Washington Considers Accommodating Haitian Migrants in Guantanamo

The United States government is looking at doubling the capacity of a detention center in Guantanamo Bay, Cuba, which it can use to accommodate the surge of migrants from Haiti it anticipates, NBC News claims, citing two US officials and an internal planning document reviewed by its staff.

Amid fears of “mass exodus,” Washington is looking at doubling the current capacity of about 200 migrants in an existing facility at the US prison at Guantanamo Bay and also thinking of other options, including temporarily holding migrants in a third country.

According to NBC, migrants would be sent to Guantanamo only if and when that third country is itself overwhelmed but the National Security Council has, nonetheless, asked the Department of Homeland Security at which point would the US need to designate a third country, knowns as a “lily pad”, to handle the incoming Haitians.

The NSC is also organizing a series of meetings with the State Department, the Department of Defense, and Homeland Security.

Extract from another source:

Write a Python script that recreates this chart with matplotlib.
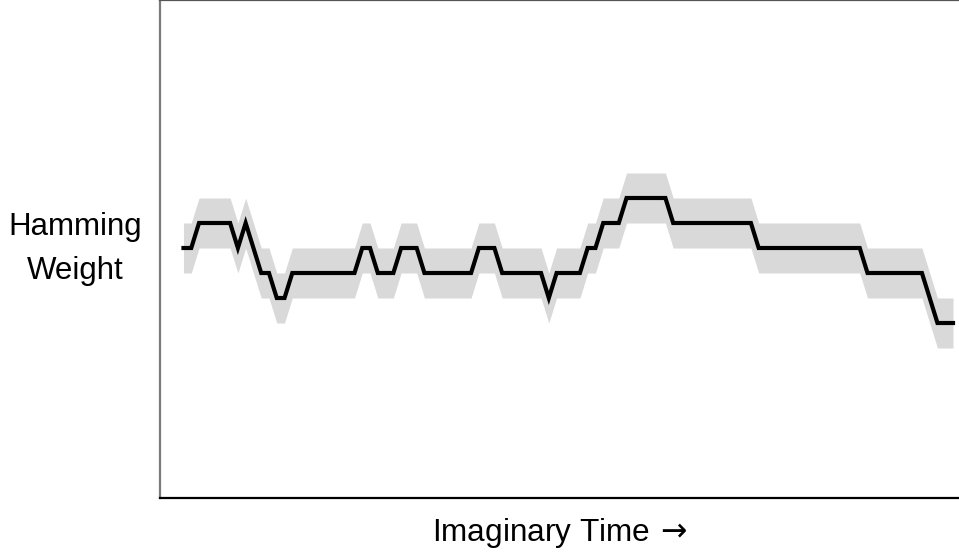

Guantanamo was last considered as a potential solution for overflow migration by President Joe Biden’s government in September 2021, when some 15,000 Haitians set up a tent city under a highway bridge in Texas after crossing the US-Mexico border.

To deal with the influx, the Biden administration subsequently ramped up deportation flights, but they have been halted since August.

However, the Democrats who thought Guantanamo was the camp for holding terrorist suspects, roundly denounced the idea regardless of the fact that the Migrant Operations Center in Guantanamo, which has been around for more than 30 years, is different from the nearby Camp Delta where the suspected terrorists are being held.

Guantanamo Bay’s Migrant Operations Center is currently used by the US Coast Guard, which accommodates in the facility the migrants it rescues at sea in the Caribbean.